Augmented and Virtual Reality (AR/VR)
I came of age at a time when virtual reality seemed to be just around the corner. I remember when The Lawnmower Man was released, and let’s just say I had a fair number of classmates who were concerned about where this technology was headed. We’d lose ourselves in the machines, man! And from there the technology crept further and further into a certain brand of pop culture: Johnny Mnemonic, Strange Days, Virtuosity, The Matrix. On and on it went. This was our future: never knowing the real from the artificial, losing ourselves in computer-simulated dream worlds.
But I also remember trying out a Nintendo Virtual Boy at a Service Merchandise department store right after its release and being… underwhelmed. This is what was going to take over the world? I thought to experience virtual reality you needed to be strapped into a human-sized gyroscope in a neon bodysuit.
The hype cycle has been oh-so-long, but we really do seem to be getting somewhere. AR/VR/XR startups raised $3.6 billion in funding in the last year or so. Analysts CCS Insight predict 22 million VR headsets will be sold this year, pushing the AR/VR device market to $1.8 billion. Deloitte predicts that direct AR revenue will reach $1 billion by 2020 [PDF].

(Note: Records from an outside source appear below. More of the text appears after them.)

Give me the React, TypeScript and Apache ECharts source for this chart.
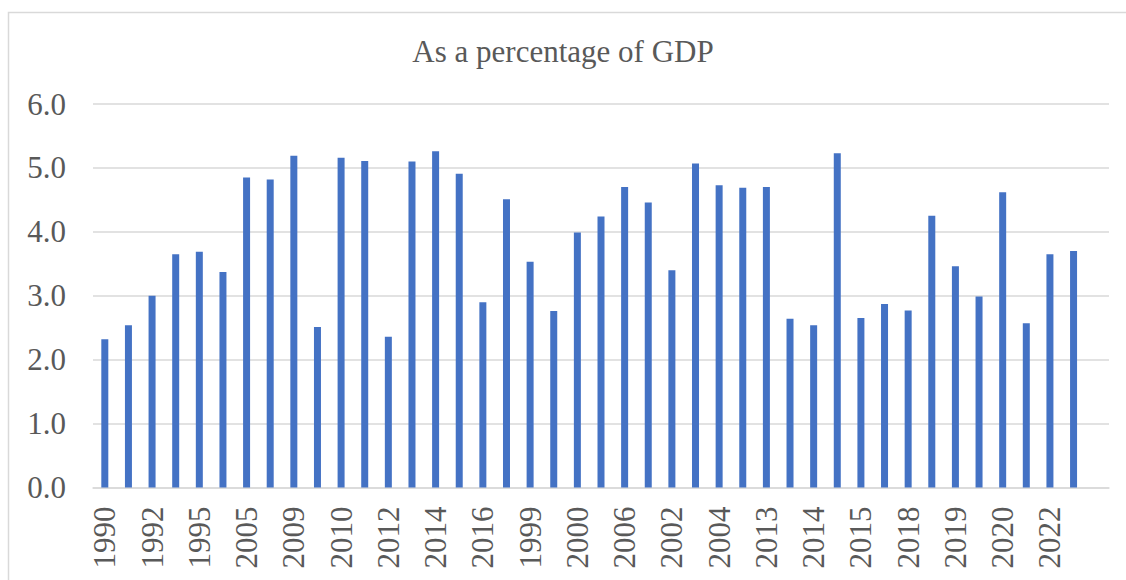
import React, { useEffect, useRef } from "react";
import * as echarts from "echarts";

const categories = [
  "1990", "1991", "1992", "1994", "1995", "1997", "2005", "2007", "2009", "2009",
  "2010", "2011", "2012", "2013", "2014", "2015", "2016", "2017", "1999", "1998",
  "2000", "2001", "2006", "2007", "2002", "2003", "2004", "2008", "2013", "2012",
  "2014", "2011", "2015", "2017", "2018", "2017", "2019", "2021", "2020", "2021",
  "2022", "2023", "",
];

const values: (number | null)[] = [
  2.32, 2.54, 3.0, 3.65, 3.69, 3.37, 4.85, 4.82, 5.19, 2.51,
  5.16, 5.11, 2.36, 5.1, 5.26, 4.91, 2.9, 4.51, 3.53, 2.76,
  3.99, 4.24, 4.7, 4.46, 3.4, 5.07, 4.73, 4.69, 4.7, 2.64,
  2.54, 5.23, 2.65, 2.87, 2.77, 4.25, 3.46, 2.99, 4.62, 2.57,
  3.65, 3.7, null,
];

const yTicks = { min: 0, max: 6, interval: 1 };
const titleText = "As a percentage of GDP";

const FONT = "Liberation Serif";
const TEXT = "#595959";
const GRID = "#d9d9d9";

export default function App() {
  const ref = useRef<HTMLDivElement>(null);
  useEffect(() => {
    if (!ref.current) return;
    const chart = echarts.init(ref.current, null, { renderer: "svg" });
    chart.setOption({
      animation: false,
      backgroundColor: "#ffffff",
      title: {
        text: titleText,
        left: "center",
        top: 31,
        textStyle: { fontFamily: FONT, fontSize: 31, fontWeight: "normal", color: TEXT },
      },
      graphic: [
        {
          type: "rect",
          shape: { x: 8.5, y: 12.5, width: 1140, height: 600 },
          style: { fill: "none", stroke: GRID, lineWidth: 1.5 },
          silent: true,
        },
      ],
      grid: { left: 93, right: 17, top: 104, bottom: 92.5, containLabel: false },
      xAxis: {
        type: "category",
        data: categories,
        boundaryGap: true,
        axisLine: { show: true, lineStyle: { color: GRID, width: 1.5 } },
        axisTick: { show: false },
        axisLabel: {
          interval: 1,
          rotate: 90,
          margin: 19,
          fontFamily: FONT,
          fontSize: 31,
          color: TEXT,
        },
      },
      yAxis: {
        type: "value",
        min: yTicks.min,
        max: yTicks.max,
        interval: yTicks.interval,
        axisLine: { show: false },
        axisTick: { show: false },
        splitLine: { lineStyle: { color: GRID, width: 1.5 } },
        axisLabel: {
          margin: 27,
          fontFamily: FONT,
          fontSize: 31,
          color: TEXT,
          formatter: (v: number) => v.toFixed(1),
        },
      },
      series: [
        {
          type: "bar",
          data: values,
          barWidth: 7,
          itemStyle: { color: "#4472C4" },
        },
      ],
    });
    return () => chart.dispose();
  }, []);
  return (
    <div
      ref={ref}
      style={{ position: "absolute", left: 0, top: 0, width: 1126, height: 580 }}
    />
  );
}
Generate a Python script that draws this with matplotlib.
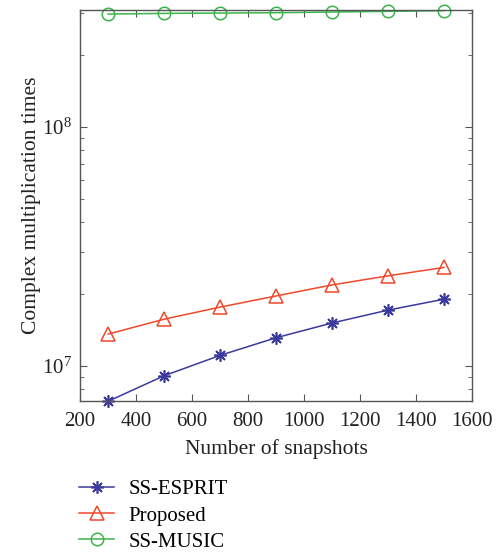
import numpy as np
import matplotlib.pyplot as plt
from matplotlib.ticker import LogLocator, NullFormatter, FixedLocator

# --- data --- #
snapshots = [300, 500, 700, 900, 1100, 1300, 1500]
ss_esprit = [7.1e6, 9.08e6, 1.105e7, 1.31e7, 1.51e7, 1.71e7, 1.90e7]
proposed = [1.357e7, 1.567e7, 1.76e7, 1.96e7, 2.18e7, 2.38e7, 2.58e7]
ss_music = [2.97e8, 2.99e8, 3.00e8, 3.01e8, 3.03e8, 3.05e8, 3.07e8]
x_ticks = [200, 400, 600, 800, 1000, 1200, 1400, 1600]

plt.rcParams['font.family'] = ['Liberation Serif', 'DejaVu Serif']
plt.rcParams['mathtext.fontset'] = 'custom'
plt.rcParams['mathtext.rm'] = 'Liberation Serif'
plt.rcParams['font.size'] = 15

fig = plt.figure(figsize=(5.01, 5.52), dpi=100)
ax = fig.add_axes([0.16, 0.2736, 0.782, 0.7083])

ax.plot(snapshots, ss_esprit, color='#3b3a9c', marker=(8, 2, 0), markersize=9,
        markeredgewidth=1.2, linewidth=1.1,
        label='SS-ESPRIT', clip_on=False)
ax.plot(snapshots, proposed, color='#f0482b', marker='^', markersize=10,
        markerfacecolor='none', markeredgewidth=1.1, linewidth=1.1,
        label='Proposed', clip_on=False)
ax.plot(snapshots, ss_music, color='#3cb44b', marker='o', markersize=9,
        markerfacecolor='none', markeredgewidth=1.1, linewidth=1.1,
        label='SS-MUSIC', clip_on=False)

ax.set_yscale('log')
ax.set_xlim(200, 1600)
ax.set_ylim(7.12e6, 3.09e8)
ax.xaxis.set_major_locator(FixedLocator(x_ticks))
ax.yaxis.set_major_locator(LogLocator(base=10))
ax.yaxis.set_minor_locator(LogLocator(base=10, subs=np.arange(2, 10)))
ax.yaxis.set_minor_formatter(NullFormatter())

for s in ax.spines.values():
    s.set_color('#555555')
    s.set_linewidth(1.0)
ax.tick_params(which='both', direction='in', top=True, right=True,
               color='#555555', labelcolor='#222222')
ax.tick_params(which='major', length=5)
ax.tick_params(which='minor', length=3)
ax.tick_params(axis='x', which='major', pad=8)
ax.tick_params(axis='y', which='major', pad=6)

ax.set_xlabel('Number of snapshots', color='#222222', fontsize=15.5,
              labelpad=6)
ax.set_ylabel('Complex multiplication times', color='#222222', fontsize=15.5,
              labelpad=1)

ax.legend(loc='upper left', bbox_to_anchor=(-0.023, -0.18), frameon=False,
          handlelength=1.65, handletextpad=0.72, labelspacing=0.32,
          borderaxespad=0)

fig.savefig('out.png', dpi=100)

The tech is really solid, and becoming more affordable all the time. And CSPs really need to prepare for the bandwidth influx, as well as the many impacts widespread AR/VR adoption could have on the smartphone market, home-based entertainment, and a variety of other offerings.
In many ways, the success of this innovation relies on the success of another:
5G
Yeah. It’s coming. It’s probably overhyped. But if it lives up to a fraction of its potential, it could make everything else on this list shine that much brighter. For more on 5G, read pretty much any article about innovation in any publication anywhere, and we've certainly covered it extensively in Pipeline.
While 5G seems a bit of a loss-leader itself, the innovation and use cases built on top of it stand to change the future. It's the low-to-no latency, speeds, and reliability that lay the
foundations for self-driving cars and other mission-critical applications.
Will any of these innovations be as transformative as they have been set up to be? We have no idea—yet. But rather than delightfully choosing to just not know, we can do our best to stay primed for what’s next.